0

I'm reading the definition of the principle of locality from its Wikipedia page:

The principle of locality states that an object is influenced directly only by its immediate surroundings.

This definition makes sense to me, but I wonder can we interpret this using some common examples in physics? I heard about General Relativity is local. Can I interpret this as any object with mass will cause the curvature of spacetime, which are immediate surroundings that influence the trajectory of the planets? Also, how does the principle of locality is related to action at a distance?

IGY
  • 1,853

2 Answers2

2

The principle of locality is an axiom which asserts that the time it takes for one system to affect another will always be mediated by the distance between them.
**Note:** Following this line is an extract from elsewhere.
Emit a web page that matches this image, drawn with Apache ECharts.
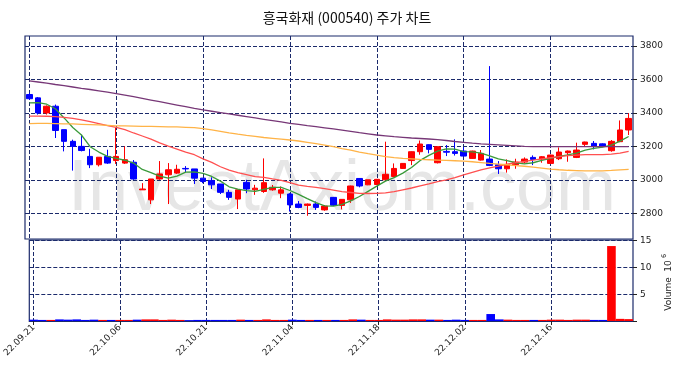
<!DOCTYPE html>
<html><head><meta charset="utf-8">
<script src="https://cdn.jsdelivr.net/npm/echarts@6/dist/echarts.min.js"></script>
<style>html,body{margin:0;padding:0;background:#fff}#c{width:686px;height:378px}</style>
</head><body><div id="c"></div>
<script>
const dates = [
'22.09.21','22.09.22','22.09.23','22.09.26','22.09.27','22.09.28','22.09.29','22.09.30',
'22.10.04','22.10.05','22.10.06','22.10.07','22.10.11','22.10.12','22.10.13','22.10.14','22.10.17','22.10.18','22.10.19','22.10.20','22.10.21','22.10.24','22.10.25','22.10.26','22.10.27','22.10.28','22.10.31',
'22.11.01','22.11.02','22.11.03','22.11.04','22.11.07','22.11.08','22.11.09','22.11.10','22.11.11','22.11.14','22.11.15','22.11.16','22.11.17','22.11.18','22.11.21','22.11.22','22.11.23','22.11.24','22.11.25','22.11.28','22.11.29','22.11.30',
'22.12.01','22.12.02','22.12.05','22.12.06','22.12.07','22.12.08','22.12.09','22.12.12','22.12.13','22.12.14','22.12.15','22.12.16','22.12.19','22.12.20','22.12.21','22.12.22','22.12.23','22.12.26','22.12.27','22.12.28','22.12.29'];
const opens = [3510,3490,3400,3440,3300,3230,3200,3140,3090,3140, 3115,3100,3105,2940,2880,3005,3030,3040,3068,3065, 3010,2995,2975,2925,2885,2985,2940,2930,2940,2920, 2915,2855,2847,2855,2820,2895,2847,2880,3008,2970, 2972,3000,3020,3068,3115,3168,3210,3102,3170,3168, 3172,3128,3118,3124,3090,3066,3090,3106,3134,3124, 3098,3126,3162,3134,3212,3218,3215,3174,3228,3298];
const closes = [3485,3400,3440,3295,3230,3200,3175,3090,3135,3100, 3140,3120,3005,2945,3005,3035,3060,3063,3065,3010, 2990,2970,2925,2895,2940,2945,2950,2983,2955,2940, 2850,2835,2855,2835,2843,2848,2883,2963,2963,3000, 3003,3033,3068,3098,3168,3214,3182,3198,3165,3158, 3142,3172,3158,3086,3066,3092,3106,3124,3122,3138, 3148,3166,3172,3178,3226,3200,3202,3230,3298,3367];
const lows = [3478,3390,3390,3250,3170,3055,3170,3070,3080,3095, 3095,3095,3000,2940,2855,3000,2855,3035,3045,2975, 2980,2945,2915,2880,2825,2920,2910,2922,2935,2890, 2810,2830,2785,2820,2815,2843,2823,2862,2955,2968, 2970,2998,3015,3065,3088,3150,3158,3098,3142,3145, 3140,3126,3115,3082,3035,3043,3066,3098,3088,3102, 3095,3118,3108,3130,3198,3182,3195,3168,3225,3268];
const highs = [3520,3495,3445,3450,3300,3240,3270,3185,3135,3180, 3310,3200,3118,2980,3005,3112,3100,3090,3082,3065, 3010,3015,2975,2940,2940,3000,2970,3128,2969,2960, 2920,2873,2858,2870,2848,2897,2885,2965,3010,3000, 3005,3228,3098,3100,3170,3235,3212,3200,3208,3242, 3195,3174,3178,3680,3112,3122,3126,3134,3146,3142, 3150,3194,3175,3222,3228,3232,3218,3238,3355,3398];
const volumes = [0.25,0.2,0.2,0.3,0.25,0.3,0.2,0.25,0.2,0.2, 0.2,0.2,0.25,0.3,0.3,0.2,0.25,0.2,0.15,0.2, 0.2,0.2,0.2,0.2,0.25,0.2,0.2,0.3,0.2,0.2, 0.25,0.2,0.2,0.2,0.2,0.2,0.2,0.3,0.25,0.2, 0.2,0.3,0.25,0.25,0.3,0.3,0.25,0.25,0.2,0.25, 0.2,0.2,0.2,1.3,0.3,0.25,0.2,0.2,0.2,0.2, 0.25,0.25,0.2,0.25,0.25,0.2,0.2,14.0,0.4,0.35];
const ma5 = [3460,3461,3452,3425,3370,3313,3268,3198,3166,3140, 3128,3117,3100,3062,3043,3022,3010,3022,3046,3047, 3038,3020,2992,2958,2944,2935,2931,2943,2955,2955, 2936,2913,2887,2863,2844,2843,2853,2874,2900,2931, 2962,2992,3013,3040,3074,3116,3146,3172,3185,3183, 3169,3167,3159,3143,3125,3115,3102,3095,3102,3116, 3128,3140,3149,3160,3178,3188,3196,3207,3231,3259];
const ma20 = [3381,3381,3380,3378,3373,3367,3358,3348,3336,3324, 3314,3300,3280,3262,3243,3221,3202,3184,3165,3150, 3125,3104,3078,3058,3043,3031,3019,3014,3005,2997, 2983,2968,2961,2955,2947,2938,2929,2924,2919,2918, 2919,2922,2929,2940,2951,2964,2976,2989,3000,3013, 3030,3045,3060,3072,3082,3093,3103,3110,3118,3125, 3132,3139,3144,3148,3151,3150,3151,3153,3159,3170];
const ma60 = [3336,3337,3337,3336,3335,3334,3332,3330,3328,3326, 3323,3322,3321,3320,3319,3318,3317,3316,3314,3312, 3306,3298,3290,3281,3273,3266,3260,3253,3248,3243, 3238,3232,3224,3216,3208,3198,3186,3177,3166,3156, 3148,3139,3133,3128,3125,3122,3120,3118,3116,3114, 3112,3108,3103,3098,3094,3090,3085,3081,3076,3070, 3064,3060,3057,3055,3053,3053,3054,3056,3059,3062];
const ma120 = [3592,3585,3578,3570,3563,3555,3547,3540,3532,3524, 3516,3507,3497,3487,3477,3467,3457,3447,3437,3427, 3418,3410,3402,3394,3386,3378,3370,3362,3354,3346, 3338,3331,3324,3318,3311,3304,3297,3290,3282,3275, 3268,3263,3258,3254,3250,3247,3244,3240,3235,3229, 3224,3219,3215,3212,3209,3206,3203,3200,3199,3198, 3198,3198,3198,3198,3198,3198,3198,3198,3198,3198];
const priceTicks = [2800,3000,3200,3400,3600,3800];
const titleText = '흥국화재 (000540) 주가 차트';

const UP = '#ff0000', DOWN = '#0000ff';
const NAVY = '#1b2a6b';
const candle = dates.map((d, i) => [opens[i], closes[i], lows[i], highs[i]]);
const vol = volumes.map((v, i) => ({value: v, itemStyle: {color: closes[i] >= opens[i] ? UP : DOWN}}));
const dash = {color: NAVY, type: [4, 2], width: 1};
const tickFont = {fontFamily: 'DejaVu Sans', fontSize: 9, color: '#222'};

const chart = echarts.init(document.getElementById('c'), null, {renderer: 'canvas'});
function mkLine(name, data, color) {
  return {name, type: 'line', data, xAxisIndex: 0, yAxisIndex: 0, showSymbol: false, symbol: 'none',
    lineStyle: {color, width: 1.3}, itemStyle: {color}, z: 3, silent: true};
}
chart.setOption({
  animation: false,
  backgroundColor: '#fff',
  graphic: [
    {type: 'text', x: 347, y: 18, z: 10, style: {text: titleText, font: '14px "Noto Sans CJK KR"', fill: '#111', textAlign: 'center', textVerticalAlign: 'middle'}},
    {type: 'text', x: 342, y: 190, z: -100, style: {text: 'InvestAxiom.com', font: '72px "Liberation Sans"', fill: '#e6e6e6', textAlign: 'center', textVerticalAlign: 'middle'}},
    {type: 'text', x: 669, y: 294, rotation: Math.PI / 2, style: {text: 'Volume', font: '9px "DejaVu Sans"', fill: '#222', textAlign: 'center', textVerticalAlign: 'middle'}},
    {type: 'text', x: 669, y: 266, rotation: Math.PI / 2, style: {text: '10', font: '9px "DejaVu Sans"', fill: '#222', textAlign: 'center', textVerticalAlign: 'middle'}},
    {type: 'text', x: 664, y: 256, rotation: Math.PI / 2, style: {text: '6', font: '6.5px "DejaVu Sans"', fill: '#222', textAlign: 'center', textVerticalAlign: 'middle'}}
  ],
  grid: [
    {left: 25, top: 36, width: 608, height: 203, show: true, borderColor: NAVY, borderWidth: 1.2, backgroundColor: 'transparent'},
    {left: 25, top: 240, width: 608, height: 81, show: true, borderColor: NAVY, borderWidth: 1.2, backgroundColor: 'transparent'}
  ],
  xAxis: [
    {type: 'category', gridIndex: 0, data: dates, boundaryGap: true,
      axisLine: {show: false}, axisTick: {show: false}, axisLabel: {show: false},
      splitLine: {show: true, interval: 9, alignWithLabel: true, lineStyle: dash}},
    {type: 'category', gridIndex: 1, data: dates, boundaryGap: true,
      axisLine: {show: true, lineStyle: {color: NAVY, width: 1.2}},
      axisTick: {show: true, interval: 9, alignWithLabel: true, length: 4, lineStyle: {color: '#222'}},
      axisLabel: Object.assign({interval: 9, rotate: 45, margin: 5}, tickFont),
      splitLine: {show: true, interval: 9, alignWithLabel: true, lineStyle: dash}}
  ],
  yAxis: [
    {type: 'value', gridIndex: 0, position: 'right', min: 2646, max: 3860, scale: true,
      axisLine: {show: false},
      axisTick: {show: true, length: 4, customValues: priceTicks, lineStyle: {color: '#222'}},
      axisLabel: Object.assign({margin: 7, customValues: priceTicks, formatter: v => String(v)}, tickFont),
      splitLine: {show: true, lineStyle: dash}},
    {type: 'value', gridIndex: 1, position: 'right', min: 0, max: 15.13, interval: 5,
      axisLine: {show: false},
      axisTick: {show: true, length: 4, lineStyle: {color: '#222'}},
      axisLabel: Object.assign({margin: 7, formatter: v => v === 0 ? '' : String(v)}, tickFont),
      splitLine: {show: true, lineStyle: dash}}
  ],
  series: [
    {type: 'candlestick', xAxisIndex: 0, yAxisIndex: 0, data: candle, barWidth: 6, z: 2, silent: true,
      itemStyle: {color: UP, color0: DOWN, borderColor: UP, borderColor0: DOWN, borderColorDoji: UP, borderWidth: 1}},
    mkLine('MA5', ma5, '#3a9a3a'),
    mkLine('MA20', ma20, '#ff5050'),
    mkLine('MA60', ma60, '#ffb347'),
    mkLine('MA120', ma120, '#773777'),
    {type: 'bar', xAxisIndex: 1, yAxisIndex: 1, data: vol, barWidth: '100%', silent: true}
  ]
});
</script>
</body></html>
What general relativity being local means is that no information coming from a system (eg: changes in spacetime curvature/gravity) can propagate faster than the speed of light. Any object with mass (eg: the sun) will curve spacetime, but the time it takes planets to detect any spacetime changes depends on the time it takes for light to travel from point A to point B (which is around 8 minutes between the sun and the Earth).

Unmaxed
  • 113
  • 8
-2

It's a tautology, obviously an object can only directly be affected by its immediate surroundings.

Picture a table filled with billiard balls and you hit one ball at a time. That struck ball may cause several consequent collisions but only the collisions involving the initial struck ball are directly affected by that ball and only when in the immediate environment of that ball.